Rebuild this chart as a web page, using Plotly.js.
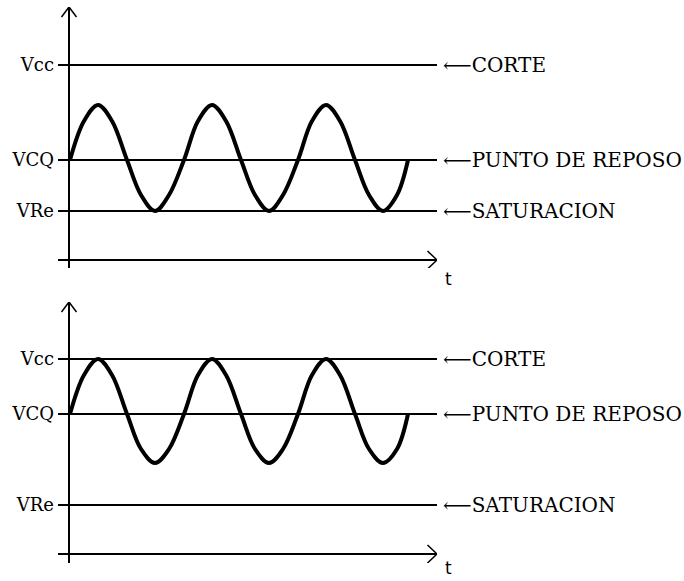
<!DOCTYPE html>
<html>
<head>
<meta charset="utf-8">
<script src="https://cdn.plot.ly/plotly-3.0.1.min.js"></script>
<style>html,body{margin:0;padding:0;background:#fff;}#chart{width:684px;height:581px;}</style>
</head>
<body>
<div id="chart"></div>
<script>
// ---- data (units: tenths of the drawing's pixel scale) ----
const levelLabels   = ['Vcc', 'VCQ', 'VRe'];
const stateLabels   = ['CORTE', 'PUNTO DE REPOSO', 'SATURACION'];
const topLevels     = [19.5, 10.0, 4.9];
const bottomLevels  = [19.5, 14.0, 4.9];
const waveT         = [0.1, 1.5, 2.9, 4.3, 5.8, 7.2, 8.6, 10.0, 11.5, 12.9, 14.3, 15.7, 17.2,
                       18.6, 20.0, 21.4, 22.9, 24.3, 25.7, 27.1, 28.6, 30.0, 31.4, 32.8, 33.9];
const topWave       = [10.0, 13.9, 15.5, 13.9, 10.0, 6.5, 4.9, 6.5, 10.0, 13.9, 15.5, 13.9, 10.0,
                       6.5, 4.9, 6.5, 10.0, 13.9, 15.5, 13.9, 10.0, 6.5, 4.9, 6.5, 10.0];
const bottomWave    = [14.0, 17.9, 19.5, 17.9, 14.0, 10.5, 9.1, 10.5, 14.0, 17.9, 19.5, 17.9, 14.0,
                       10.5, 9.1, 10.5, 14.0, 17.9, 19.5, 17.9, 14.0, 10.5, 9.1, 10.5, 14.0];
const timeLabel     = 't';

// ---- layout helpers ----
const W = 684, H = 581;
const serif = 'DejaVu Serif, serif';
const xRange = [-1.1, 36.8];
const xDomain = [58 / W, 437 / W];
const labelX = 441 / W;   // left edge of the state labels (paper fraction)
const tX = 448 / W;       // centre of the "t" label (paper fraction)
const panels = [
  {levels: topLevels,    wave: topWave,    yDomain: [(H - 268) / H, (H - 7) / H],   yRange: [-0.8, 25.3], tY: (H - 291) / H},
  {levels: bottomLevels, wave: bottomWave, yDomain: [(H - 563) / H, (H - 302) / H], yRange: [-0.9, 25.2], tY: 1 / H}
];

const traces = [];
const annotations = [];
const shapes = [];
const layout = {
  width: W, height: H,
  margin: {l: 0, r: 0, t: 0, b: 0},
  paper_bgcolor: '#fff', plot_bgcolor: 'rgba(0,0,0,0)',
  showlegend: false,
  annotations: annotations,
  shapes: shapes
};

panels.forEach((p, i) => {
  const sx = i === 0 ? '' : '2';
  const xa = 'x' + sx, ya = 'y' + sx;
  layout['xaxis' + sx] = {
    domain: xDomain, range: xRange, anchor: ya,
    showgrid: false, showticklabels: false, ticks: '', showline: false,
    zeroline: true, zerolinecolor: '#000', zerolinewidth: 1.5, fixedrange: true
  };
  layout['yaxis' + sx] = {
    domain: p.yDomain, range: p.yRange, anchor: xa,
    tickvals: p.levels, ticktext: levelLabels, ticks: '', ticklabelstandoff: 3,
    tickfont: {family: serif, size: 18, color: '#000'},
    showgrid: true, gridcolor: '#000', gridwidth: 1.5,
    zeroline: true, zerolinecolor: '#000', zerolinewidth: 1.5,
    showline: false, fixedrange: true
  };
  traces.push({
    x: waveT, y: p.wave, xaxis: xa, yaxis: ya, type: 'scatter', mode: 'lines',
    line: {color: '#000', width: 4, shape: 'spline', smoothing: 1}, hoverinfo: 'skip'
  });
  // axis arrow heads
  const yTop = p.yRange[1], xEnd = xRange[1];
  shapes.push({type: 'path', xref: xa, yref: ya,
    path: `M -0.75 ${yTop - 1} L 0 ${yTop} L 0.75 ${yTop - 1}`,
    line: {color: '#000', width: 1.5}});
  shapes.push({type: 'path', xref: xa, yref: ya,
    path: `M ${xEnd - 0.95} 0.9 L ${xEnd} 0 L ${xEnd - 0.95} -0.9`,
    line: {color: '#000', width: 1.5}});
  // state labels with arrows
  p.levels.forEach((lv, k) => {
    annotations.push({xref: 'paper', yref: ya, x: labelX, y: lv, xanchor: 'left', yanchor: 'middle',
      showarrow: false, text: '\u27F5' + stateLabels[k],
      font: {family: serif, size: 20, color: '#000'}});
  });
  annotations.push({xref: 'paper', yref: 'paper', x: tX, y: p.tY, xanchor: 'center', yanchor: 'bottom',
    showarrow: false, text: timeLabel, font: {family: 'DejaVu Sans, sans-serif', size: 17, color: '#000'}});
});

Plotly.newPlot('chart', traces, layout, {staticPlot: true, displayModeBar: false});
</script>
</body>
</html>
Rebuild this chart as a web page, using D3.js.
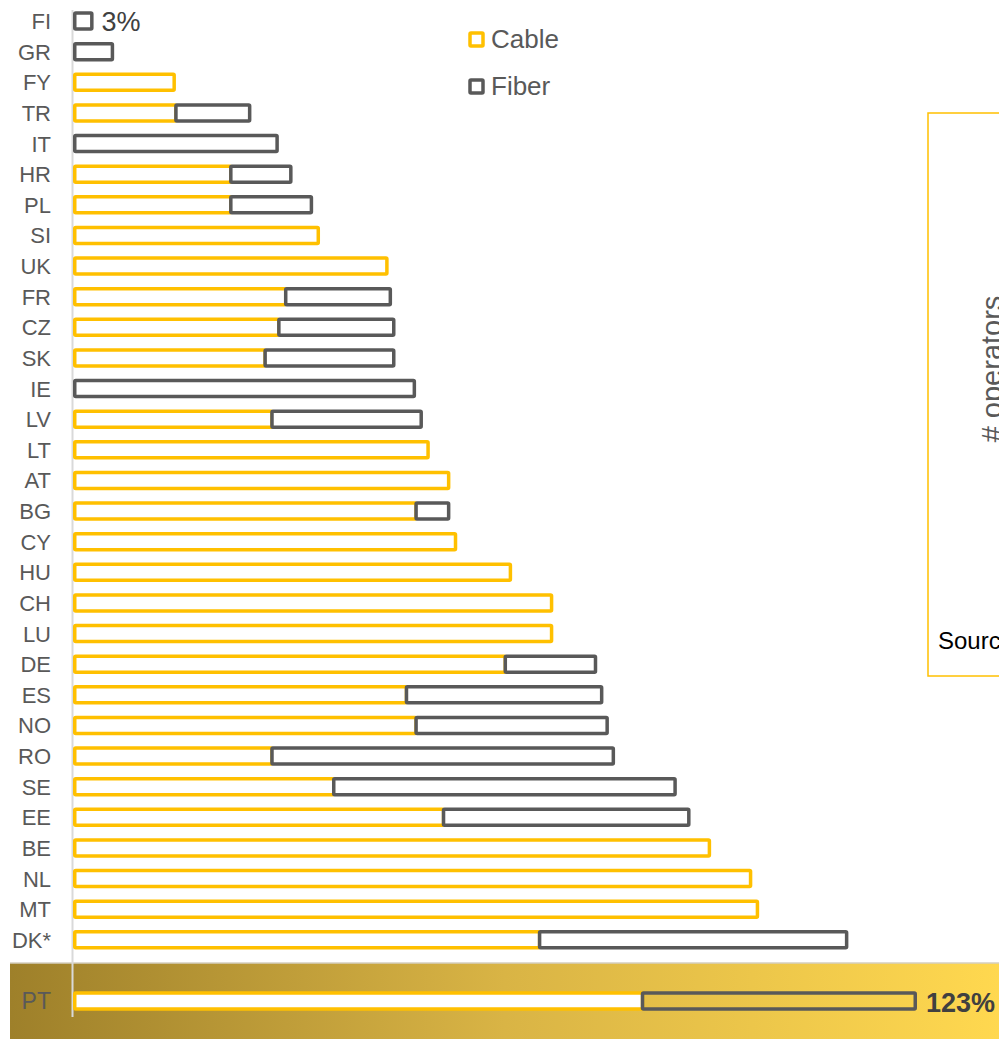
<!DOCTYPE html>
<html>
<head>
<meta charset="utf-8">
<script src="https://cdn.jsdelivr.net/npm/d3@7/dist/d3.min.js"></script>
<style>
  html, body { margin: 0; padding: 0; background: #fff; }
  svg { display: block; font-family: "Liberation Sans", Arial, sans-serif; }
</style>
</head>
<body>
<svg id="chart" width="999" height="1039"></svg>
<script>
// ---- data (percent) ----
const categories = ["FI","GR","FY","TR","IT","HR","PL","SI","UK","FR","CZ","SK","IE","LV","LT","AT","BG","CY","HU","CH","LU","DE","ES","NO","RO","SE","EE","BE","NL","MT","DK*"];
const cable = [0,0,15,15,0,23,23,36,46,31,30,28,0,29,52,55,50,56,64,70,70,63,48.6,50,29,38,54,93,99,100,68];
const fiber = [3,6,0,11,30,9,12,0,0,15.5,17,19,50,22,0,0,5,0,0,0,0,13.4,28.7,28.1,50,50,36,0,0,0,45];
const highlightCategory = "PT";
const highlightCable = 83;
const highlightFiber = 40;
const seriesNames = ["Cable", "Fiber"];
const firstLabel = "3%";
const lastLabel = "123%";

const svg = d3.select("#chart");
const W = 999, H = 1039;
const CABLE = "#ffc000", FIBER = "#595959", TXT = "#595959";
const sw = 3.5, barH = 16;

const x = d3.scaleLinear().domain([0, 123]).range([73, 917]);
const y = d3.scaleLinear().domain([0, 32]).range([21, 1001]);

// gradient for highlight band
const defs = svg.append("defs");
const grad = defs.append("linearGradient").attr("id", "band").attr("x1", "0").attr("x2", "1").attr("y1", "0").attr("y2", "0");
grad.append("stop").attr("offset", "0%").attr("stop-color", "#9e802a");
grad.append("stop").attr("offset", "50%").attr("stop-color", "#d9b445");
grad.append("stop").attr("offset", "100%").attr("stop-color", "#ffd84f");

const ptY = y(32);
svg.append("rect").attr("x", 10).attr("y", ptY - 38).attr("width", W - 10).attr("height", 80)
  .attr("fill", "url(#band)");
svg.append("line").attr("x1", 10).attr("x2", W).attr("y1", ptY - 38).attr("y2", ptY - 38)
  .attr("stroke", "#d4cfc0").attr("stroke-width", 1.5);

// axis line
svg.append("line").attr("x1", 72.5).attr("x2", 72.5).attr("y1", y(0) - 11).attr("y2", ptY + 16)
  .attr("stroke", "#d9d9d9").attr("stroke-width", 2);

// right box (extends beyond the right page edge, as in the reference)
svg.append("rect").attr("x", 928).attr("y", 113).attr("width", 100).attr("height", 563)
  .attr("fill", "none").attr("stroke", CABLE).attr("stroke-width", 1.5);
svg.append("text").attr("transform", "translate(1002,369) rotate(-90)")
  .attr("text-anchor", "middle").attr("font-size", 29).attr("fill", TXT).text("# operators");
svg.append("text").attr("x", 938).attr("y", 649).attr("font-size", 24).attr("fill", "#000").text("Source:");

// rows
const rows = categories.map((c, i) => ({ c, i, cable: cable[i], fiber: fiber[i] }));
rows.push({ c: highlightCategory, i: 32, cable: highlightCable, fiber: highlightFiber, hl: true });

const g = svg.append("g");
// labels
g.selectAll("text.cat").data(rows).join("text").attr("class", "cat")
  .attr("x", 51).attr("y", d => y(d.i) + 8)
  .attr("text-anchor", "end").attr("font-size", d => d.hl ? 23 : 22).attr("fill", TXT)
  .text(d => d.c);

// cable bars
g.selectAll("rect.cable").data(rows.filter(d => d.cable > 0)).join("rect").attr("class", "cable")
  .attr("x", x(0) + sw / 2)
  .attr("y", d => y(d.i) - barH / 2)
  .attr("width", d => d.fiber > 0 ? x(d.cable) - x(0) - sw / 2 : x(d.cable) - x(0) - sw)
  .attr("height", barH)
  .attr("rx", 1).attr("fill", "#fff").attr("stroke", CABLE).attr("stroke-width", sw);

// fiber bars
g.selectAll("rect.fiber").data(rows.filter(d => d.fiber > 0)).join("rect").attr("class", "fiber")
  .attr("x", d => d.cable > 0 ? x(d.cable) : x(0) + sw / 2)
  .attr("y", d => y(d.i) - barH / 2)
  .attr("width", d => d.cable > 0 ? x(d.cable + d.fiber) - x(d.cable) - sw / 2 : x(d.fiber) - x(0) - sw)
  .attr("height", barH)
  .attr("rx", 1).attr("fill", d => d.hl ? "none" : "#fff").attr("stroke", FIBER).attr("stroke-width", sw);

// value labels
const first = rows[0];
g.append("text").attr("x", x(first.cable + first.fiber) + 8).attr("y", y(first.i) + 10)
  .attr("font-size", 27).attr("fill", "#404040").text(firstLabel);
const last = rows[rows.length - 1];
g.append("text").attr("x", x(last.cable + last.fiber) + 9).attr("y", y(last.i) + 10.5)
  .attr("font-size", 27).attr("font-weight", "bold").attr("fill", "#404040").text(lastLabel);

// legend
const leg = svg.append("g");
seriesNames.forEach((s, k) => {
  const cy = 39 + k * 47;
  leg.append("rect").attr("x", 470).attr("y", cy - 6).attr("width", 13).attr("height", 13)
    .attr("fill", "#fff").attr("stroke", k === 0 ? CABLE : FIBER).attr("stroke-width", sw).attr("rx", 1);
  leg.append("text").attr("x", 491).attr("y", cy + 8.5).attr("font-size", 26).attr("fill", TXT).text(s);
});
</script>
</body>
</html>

▸ Work instructions:
Among the records above, find each line holding the string "Rebuild" and pull it out.

▸ Response below:
Rebuild this chart as a web page, using Plotly.js.
Rebuild this chart as a web page, using D3.js.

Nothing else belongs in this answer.